The Vietnam War was the longest war in United States history and the most divisive since the Civil War. This crisis event in twentieth-century American life affected how we viewed our country and ourselves. Over time the idea that American POWs (prisoners of war) were left behind in the Vietnam War has grown to mythic proportions based on declassification of government documents and investigative reporting. The thought that the United States government left prisoners behind was so psychologically damaging to American confidence that incorporating and solving the POW myth in film provided a way to symbolically reverse this tragedy and the tragedy of the Vietnam War in general. In this website, I am seeking to examine the relationship of evolving film depictions of POWs to the political history of the POW myth.

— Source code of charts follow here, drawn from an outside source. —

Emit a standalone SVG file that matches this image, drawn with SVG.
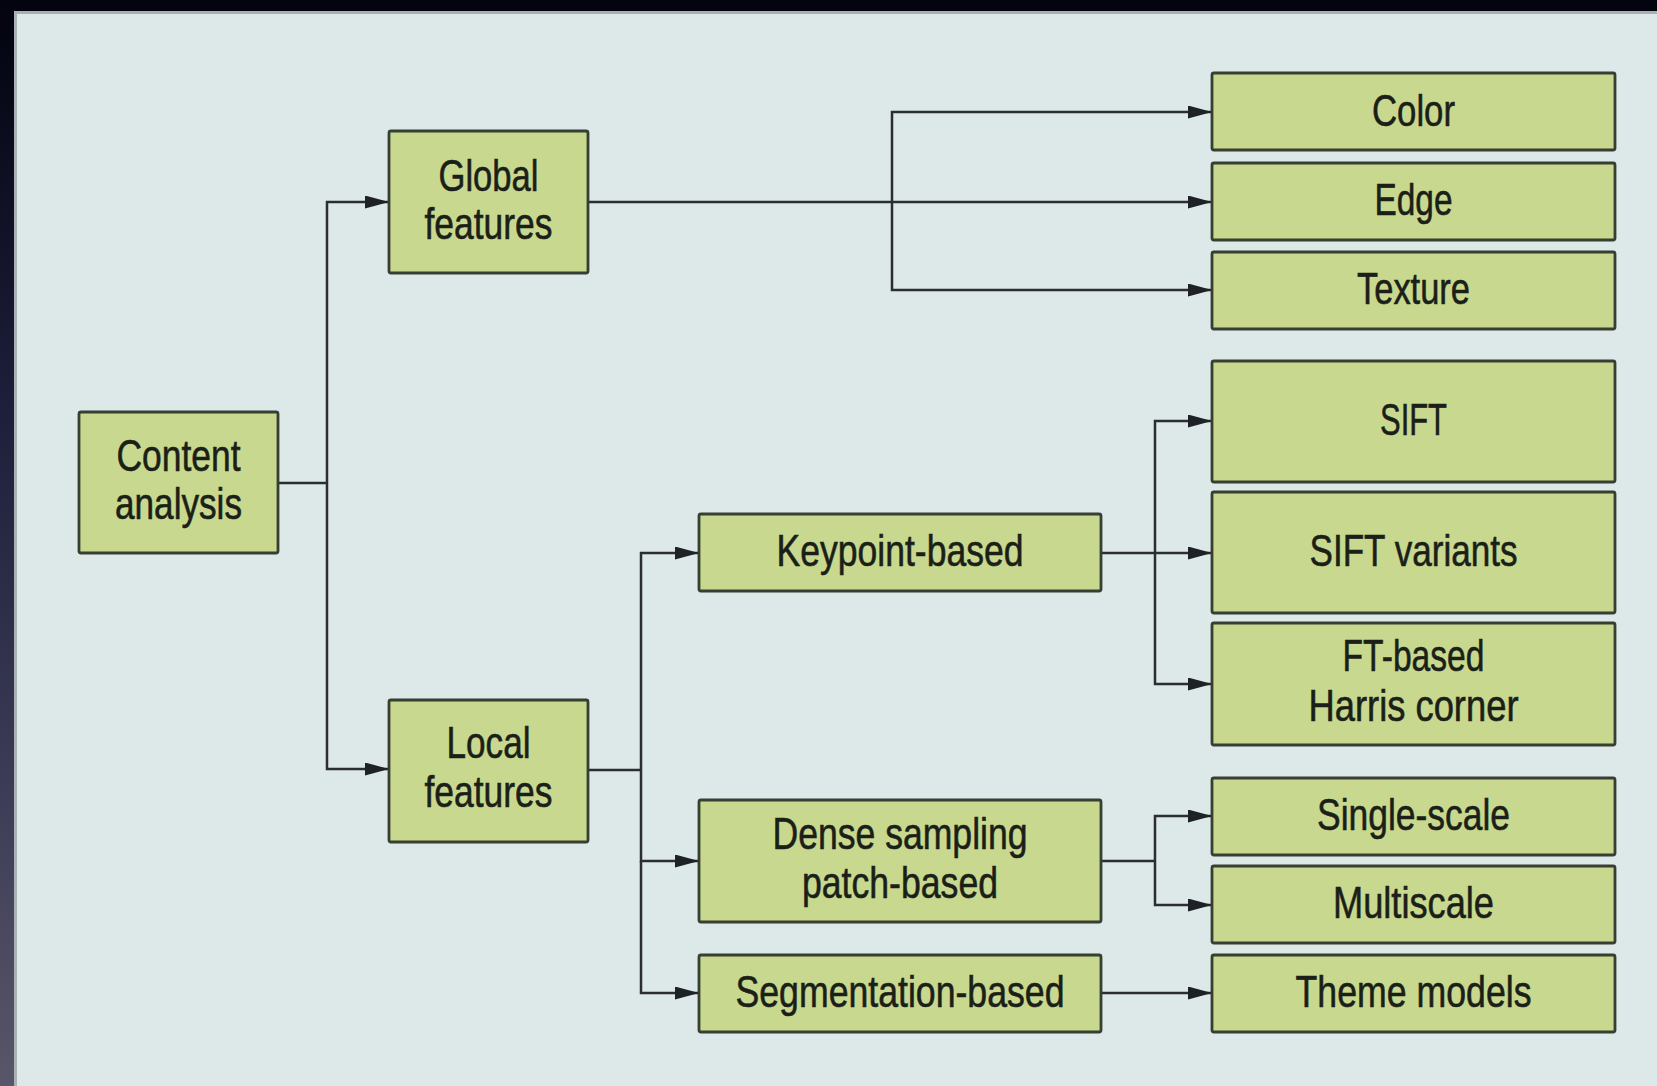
<svg xmlns="http://www.w3.org/2000/svg" width="1657" height="1086" viewBox="0 0 1657 1086">
  <defs>
    <linearGradient id="band" x1="0" y1="0" x2="0" y2="1">
      <stop offset="0" stop-color="#03040f"/>
      <stop offset="0.35" stop-color="#1c1d38"/>
      <stop offset="0.7" stop-color="#3a3a55"/>
      <stop offset="1" stop-color="#585668"/>
    </linearGradient>
    <marker id="arrow" markerUnits="userSpaceOnUse" markerWidth="24" markerHeight="13" refX="24" refY="6.5" orient="auto">
      <path d="M0,0 L24,6.5 L0,13 Z" fill="#1e2226"/>
    </marker>
  </defs>
  <style>
    .box { fill: #c8d98f; stroke: #363f31; stroke-width: 2.8; }
    .lbl { font-family: "Liberation Sans Narrow", "Liberation Sans", Arial, sans-serif; font-size: 44px; fill: #1b1f18; stroke: #1b1f18; stroke-width: 0.6; text-anchor: middle; }
    .conn path { fill: none; stroke: #2a2e32; stroke-width: 2.5; marker-end: url(#arrow); }
    .conn path.plain { marker-end: none; }
  </style>

  <!-- background -->
  <rect x="0" y="0" width="1657" height="1086" fill="#03040f"/>
  <rect x="0" y="11" width="15" height="1075" fill="url(#band)"/>
  <rect x="14" y="11" width="1643" height="1075" fill="#dde9e9"/>
  <line x1="15.5" y1="11" x2="15.5" y2="1086" stroke="#a9b0b6" stroke-width="3"/>
  <line x1="14" y1="12.5" x2="1657" y2="12.5" stroke="#a9b0b6" stroke-width="3"/>

  <g id="connectors" class="conn">
    <path class="plain" d="M278,483 H327"/>
    <path d="M327,483 V202 H389"/>
    <path d="M327,483 V769 H389"/>

    <path d="M588,202 H1212"/>
    <path d="M892,202 V112 H1212"/>
    <path d="M892,202 V290 H1212"/>

    <path class="plain" d="M588,770 H641"/>
    <path d="M641,770 V553 H699"/>
    <path d="M641,770 V861 H699"/>
    <path d="M641,861 V993 H699"/>

    <path d="M1101,553 H1212"/>
    <path d="M1155,553 V421 H1212"/>
    <path d="M1155,553 V684 H1212"/>

    <path class="plain" d="M1101,861 H1155"/>
    <path d="M1155,861 V816 H1212"/>
    <path d="M1155,861 V905 H1212"/>

    <path d="M1101,993 H1212"/>
  </g>

  <g id="content-analysis">
    <rect class="box" x="79" y="412" width="199" height="141" rx="2"/>
    <text class="lbl" x="178.5" y="471" textLength="124" lengthAdjust="spacingAndGlyphs">Content</text>
    <text class="lbl" x="178.5" y="519" textLength="127" lengthAdjust="spacingAndGlyphs">analysis</text>
  </g>

  <g id="global-features">
    <rect class="box" x="389" y="131" width="199" height="142" rx="2"/>
    <text class="lbl" x="488.5" y="191" textLength="100" lengthAdjust="spacingAndGlyphs">Global</text>
    <text class="lbl" x="488.5" y="239" textLength="128" lengthAdjust="spacingAndGlyphs">features</text>
  </g>

  <g id="local-features">
    <rect class="box" x="389" y="700" width="199" height="142" rx="2"/>
    <text class="lbl" x="488.5" y="758" textLength="84" lengthAdjust="spacingAndGlyphs">Local</text>
    <text class="lbl" x="488.5" y="807" textLength="128" lengthAdjust="spacingAndGlyphs">features</text>
  </g>

  <g id="keypoint-based">
    <rect class="box" x="699" y="514" width="402" height="77" rx="2"/>
    <text class="lbl" x="900" y="566" textLength="247" lengthAdjust="spacingAndGlyphs">Keypoint-based</text>
  </g>

  <g id="dense-sampling">
    <rect class="box" x="699" y="800" width="402" height="122" rx="2"/>
    <text class="lbl" x="900" y="848.5" textLength="255" lengthAdjust="spacingAndGlyphs">Dense sampling</text>
    <text class="lbl" x="900" y="898" textLength="196" lengthAdjust="spacingAndGlyphs">patch-based</text>
  </g>

  <g id="segmentation-based">
    <rect class="box" x="699" y="955" width="402" height="77" rx="2"/>
    <text class="lbl" x="900" y="1007" textLength="329" lengthAdjust="spacingAndGlyphs">Segmentation-based</text>
  </g>

  <g id="color">
    <rect class="box" x="1212" y="73" width="403" height="77" rx="2"/>
    <text class="lbl" x="1413.5" y="125.5" textLength="83" lengthAdjust="spacingAndGlyphs">Color</text>
  </g>

  <g id="edge">
    <rect class="box" x="1212" y="163" width="403" height="77" rx="2"/>
    <text class="lbl" x="1413.5" y="215" textLength="78" lengthAdjust="spacingAndGlyphs">Edge</text>
  </g>

  <g id="texture">
    <rect class="box" x="1212" y="252" width="403" height="77" rx="2"/>
    <text class="lbl" x="1413.5" y="304" textLength="113" lengthAdjust="spacingAndGlyphs">Texture</text>
  </g>

  <g id="sift">
    <rect class="box" x="1212" y="361" width="403" height="121" rx="2"/>
    <text class="lbl" x="1413.5" y="434.5" textLength="67" lengthAdjust="spacingAndGlyphs">SIFT</text>
  </g>

  <g id="sift-variants">
    <rect class="box" x="1212" y="492" width="403" height="121" rx="2"/>
    <text class="lbl" x="1413.5" y="565.5" textLength="208" lengthAdjust="spacingAndGlyphs">SIFT variants</text>
  </g>

  <g id="ft-harris">
    <rect class="box" x="1212" y="623" width="403" height="122" rx="2"/>
    <text class="lbl" x="1413.5" y="671" textLength="142" lengthAdjust="spacingAndGlyphs">FT-based</text>
    <text class="lbl" x="1413.5" y="720.5" textLength="210" lengthAdjust="spacingAndGlyphs">Harris corner</text>
  </g>

  <g id="single-scale">
    <rect class="box" x="1212" y="778" width="403" height="77" rx="2"/>
    <text class="lbl" x="1413.5" y="829.5" textLength="193" lengthAdjust="spacingAndGlyphs">Single-scale</text>
  </g>

  <g id="multiscale">
    <rect class="box" x="1212" y="866" width="403" height="77" rx="2"/>
    <text class="lbl" x="1413.5" y="918" textLength="161" lengthAdjust="spacingAndGlyphs">Multiscale</text>
  </g>

  <g id="theme-models">
    <rect class="box" x="1212" y="955" width="403" height="77" rx="2"/>
    <text class="lbl" x="1413.5" y="1007" textLength="236" lengthAdjust="spacingAndGlyphs">Theme models</text>
  </g>
</svg>
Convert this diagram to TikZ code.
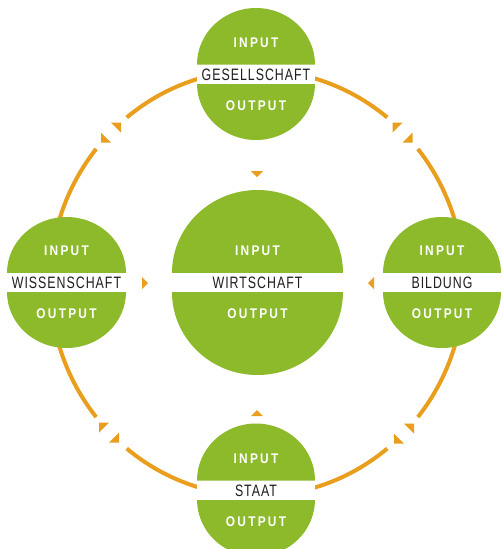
\documentclass[tikz,border=0pt]{standalone}
\usepackage{fontspec}
\setmainfont{Liberation Sans}
\newfontfamily\ioFont[FakeStretch=0.85,LetterSpace=16]{Liberation Sans}
\newfontfamily\bandFont[FakeStretch=0.75,LetterSpace=6]{Liberation Sans}
\definecolor{discgreen}{RGB}{140,186,42}
\definecolor{orbitorange}{RGB}{233,158,30}
\definecolor{labelgray}{RGB}{30,30,30}
\tikzset{
  iotext/.style={inner sep=0pt,anchor=base,text=white,font=\ioFont\bfseries\fontsize{14}{14}\selectfont},
  bandtext/.style={inner sep=0pt,anchor=base,text=labelgray,font=\bandFont\fontsize{16.5}{16.5}\selectfont},
  orbit/.style={draw=orbitorange,line width=4pt,line cap=butt},
  tip/.style={fill=orbitorange},
}
% #1 name, #2 cx, #3 cy, #4 rx, #5 ry, #6 label
\newcommand\SplitDisc[6]{%
  \fill[discgreen] ({#2-#4},{#3-9.5}) arc[start angle=180,end angle=360,x radius=#4,y radius=#5] -- cycle;
  \fill[discgreen] ({#2+#4},{#3+9.5}) arc[start angle=0,end angle=180,x radius=#4,y radius=#5] -- cycle;
  \fill[white] ({#2-#4},{#3-9.5}) rectangle ({#2+#4},{#3+9.5});
  \node[iotext] (#1-in) at (#2,{#3-27}) {INPUT};
  \node[bandtext] (#1) at (#2,{#3+6}) {#6};
  \node[iotext] (#1-out) at (#2,{#3+36}) {OUTPUT};
}
\begin{document}
\begin{tikzpicture}[x=1pt,y=-1pt]
\useasboundingbox (0,0) rectangle (501,549);
\clip (0,0) rectangle (501,549);
\fill[white] (0,0) rectangle (501,549);
% orbit (ellipse centre 257,283; rx 207, ry 213), broken at the diagonals
\coordinate (oc) at (257,283);
\draw[orbit] (oc) ++(51:207 and 213) arc[start angle=51,end angle=129,x radius=207,y radius=213];
\draw[orbit] (oc) ++(141:207 and 213) arc[start angle=141,end angle=219,x radius=207,y radius=213];
\draw[orbit] (oc) ++(231:207 and 213) arc[start angle=231,end angle=309,x radius=207,y radius=213];
\draw[orbit] (oc) ++(321:207 and 213) arc[start angle=321,end angle=399,x radius=207,y radius=213];
% break points
\coordinate (btl) at (111,132.5);
\coordinate (btr) at (402.5,132.5);
\coordinate (bbl) at (109,432.5);
\coordinate (bbr) at (404,433.5);
% pairs of opposite arrow tips at each break
\foreach \b in {btl,bbr}{
  \fill[tip] (\b) ++(0,-10) -- ++(10,0) -- ++(0,10) -- cycle;
  \fill[tip] (\b) ++(0,10) -- ++(-10,0) -- ++(0,-10) -- cycle;
}
\foreach \b in {btr,bbl}{
  \fill[tip] (\b) ++(10,0) -- ++(0,10) -- ++(-10,0) -- cycle;
  \fill[tip] (\b) ++(-10,0) -- ++(0,-10) -- ++(10,0) -- cycle;
}
% discs
\SplitDisc{ges}{256}{74}{59}{56.5}{GESELLSCHAFT}
\SplitDisc{wis}{66.5}{282.5}{59.5}{56}{WISSENSCHAFT}
\SplitDisc{bil}{442}{282.5}{59}{56}{BILDUNG}
\SplitDisc{sta}{256}{490}{59}{57}{STAAT}
\SplitDisc{wir}{257.5}{282.5}{85.5}{83}{WIRTSCHAFT}
% small arrow tips pointing towards the centre disc
\fill[tip] (251,171) -- (263,171) -- (257,177) -- cycle;
\fill[tip] (251,416) -- (263,416) -- (257,410) -- cycle;
\fill[tip] (142,277) -- (142,289) -- (148,283) -- cycle;
\fill[tip] (374,277) -- (374,289) -- (368,283) -- cycle;
\end{tikzpicture}
\end{document}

I want to examine the political and cultural meaning of films that for a large portion of American society comprise their only knowledge about POWs from the Vietnam War. The website is divided into three distinct time periods that correspond to three political and cinematic shifts. Amidst the anti-Vietnam veteran atmosphere of the 1970s, filmmakers portrayed semi-lunatic POWs made pathological by their war time imprisonment. The early 1980s with President Reagan s bringing America back brought the second type of film - American POWs rescued on the big screen. With Rambo (and numerous other copycat cardboard heroes), we could retrieve the hero's honor by allowing him to find POWs and defeat the bureaucratic villain. The late 80s gave way to the third form with its quest for authenticity. As the government formally confronted the issue with a Senate Select Committee, Hollywood created POW documentaries and based-on-true-story films.The public demanded more informative material without the fantastic elements. The American culture's dedication to the POW myth is a political and cultural symbol of our commitment to a restorative process, which included an attempt to solve this complex problem through fictional means.